Running is good for you, but don’t over-run.
Most people turn to running as the first step to lose weight or keep fit. After all, you can simply slap on a pair of running shoes and head out the door for a convenient run around the neighbourhood. Like them, I started my relationship with running for vain reasons of weight loss too.
In school, it was just the usual compulsory runs for the NAPFA tests in school and at badminton school team training. Then at Secondary Two, I somehow managed to run below 11 minutes for my 2.4km, earning a spot on the school’s cross-country team. My main focus was still on badminton so it was only during my Victoria Junior College days when I tried for the cross-country team.
I finally made it to the team in Year 2, running every day with the boys until I was the third fastest girl in school. Living opposite East Coast Park made it even easier to go running and I remember I hit a personal best of 9:30 minutes for my 2.4km NAPFA run. Those were the days when running was the only thing I wanted to do – I would run before school and after school, driven by the motivation of wanting to better my time.
Once the season was over though, I couldn’t let go of running. I was obsessed – this time for different reasons. I was on the heavy side for an endurance athlete and my coach would often tell me that I would be faster if I could shed about 5kg. I never took him seriously because I was satisfied with my performance.
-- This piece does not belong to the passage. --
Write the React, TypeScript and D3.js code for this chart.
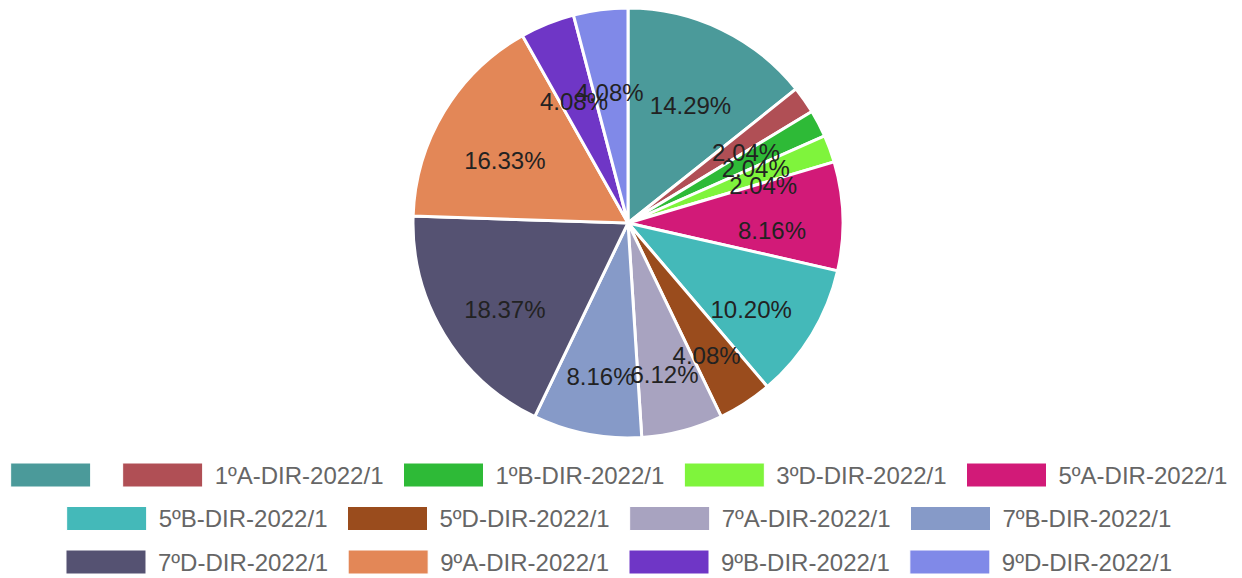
import React, {useMemo} from 'react'
import * as d3 from 'd3'

const categories = [
  '',
  '1ºA-DIR-2022/1',
  '1ºB-DIR-2022/1',
  '3ºD-DIR-2022/1',
  '5ºA-DIR-2022/1',
  '5ºB-DIR-2022/1',
  '5ºD-DIR-2022/1',
  '7ºA-DIR-2022/1',
  '7ºB-DIR-2022/1',
  '7ºD-DIR-2022/1',
  '9ºA-DIR-2022/1',
  '9ºB-DIR-2022/1',
  '9ºD-DIR-2022/1',
]

const counts = [7, 1, 1, 1, 4, 5, 2, 3, 4, 9, 8, 2, 2]

const colors = [
  '#4b9a9a', '#b04f55', '#2eba37', '#7ff43c', '#d21a78', '#44b9b9', '#9a4c1d',
  '#a8a3c0', '#869ac8', '#555272', '#e38757', '#6f36c6', '#8089e8',
]

const W = 1242
const H = 578
const cx = 628
const cy = 223
const radius = 215
const font = '"Liberation Sans", Arial, sans-serif'

const measure = (text: string, size: number) => {
  if (!text) return 0
  const ctx = document.createElement('canvas').getContext('2d')
  if (!ctx) return text.length * size * 0.5
  ctx.font = `${size}px ${font}`
  return ctx.measureText(text).width
}

const App = () => {
  const total = d3.sum(counts)

  const arcs = useMemo(() => d3.pie<number>().sort(null).value(d => d)(counts), [])
  const arcGen = d3.arc<d3.PieArcDatum<number>>().innerRadius(0).outerRadius(radius)

  // legend layout, wrapped like chart.js and centred
  const legend = useMemo(() => {
    const boxW = 80, gap = 12, pad = 20, maxW = 1237
    const rows: {i: number, w: number}[][] = [[]]
    let lineW = 0
    categories.forEach((c, i) => {
      const w = boxW + gap + measure(c, 24)
      if (lineW > 0 && lineW + pad + w > maxW) {
        rows.push([])
        lineW = 0
      }
      lineW += (lineW > 0 ? pad : 0) + w
      rows[rows.length - 1].push({i, w})
    })
    const items: {i: number, x: number, y: number}[] = []
    rows.forEach((row, r) => {
      const rw = d3.sum(row, d => d.w) + pad * (row.length - 1)
      let x = 619 - rw / 2
      row.forEach(it => {
        items.push({i: it.i, x, y: 463 + r * 43.5})
        x += it.w + pad
      })
    })
    return items
  }, [])

  return (
    <svg width={W} height={H} style={{position: 'absolute', left: 0, top: 0}}>
      <g transform={`translate(${cx},${cy})`}>
        {arcs.map((a, i) => (
          <path key={i} d={arcGen(a) || ''} fill={colors[i]} stroke="#fff" strokeWidth={3}/>
        ))}
        {arcs.map((a, i) => {
          const mid = (a.startAngle + a.endAngle) / 2
          const d = radius * 0.67
          return (
            <text
              key={i}
              x={Math.sin(mid) * d}
              y={-Math.cos(mid) * d + 12}
              textAnchor="middle"
              dominantBaseline="central"
              fontFamily={font}
              fontSize={24}
              fill="#222"
            >
              {(a.value / total * 100).toFixed(2)}%
            </text>
          )
        })}
      </g>
      {legend.map(it => (
        <g key={it.i}>
          <rect x={it.x} y={it.y} width={80} height={24} fill={colors[it.i]} stroke="#fff" strokeWidth={1}/>
          <text
            x={it.x + 92}
            y={it.y + 12}
            dominantBaseline="central"
            fontFamily={font}
            fontSize={24}
            fill="#666"
          >
            {categories[it.i]}
          </text>
        </g>
      ))}
    </svg>
  )
}

export default App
But after the competitive mindset was put away, I found a different motivation to running – I wanted to get in shape for prom night. Running was the only thing I knew – I was clueless about gyms or other fitness classes – and that was all I did for two months. I ran 20km every morning, followed by a workout on the stationary bike, before another 6km jog in the evening. I only ate two apples a day and I suffered from binge eating disorder.
Of course I would lose weight – the more I ran, the thinner I got. I eventually hit 47kg. But I hit a mental wall at the end of these two exhausting months. I recall padding myself up in extra layers so I could perspire more and refusing to drink any water. Even though I had reached my goal, I still felt I was fat but I just could not run anymore.
I was burnt out. Flat. Deflated.
I couldn’t bring myself to run anymore. That’s the problem when one takes unsustainable methods to lose weight. Long distance running is steady state cardio and the heart rate is constant, hence fat loss is limited. The only way to continue losing weight is to run more but how much more can you run really?
For the next five years throughout university, I would shudder at the thought of running. Worse, all the weight I lost piled back within a month.
Eventually, over the years to come, my relationship with running improved and I no longer dread running. I even did my first half-marathon in 2013 in two hours!
Today, running is a form of release to me. Headphones on, music in, ready to rock – it’s carefree, stress-free and there is no pressure to achieve anything out of running. I’m not expecting to clock a certain time and I’m not looking to lose any weight from it.
Running is a natural movement of the human body and it’s the easiest sport to pick up because all of us can run – it’s whether we like it or not.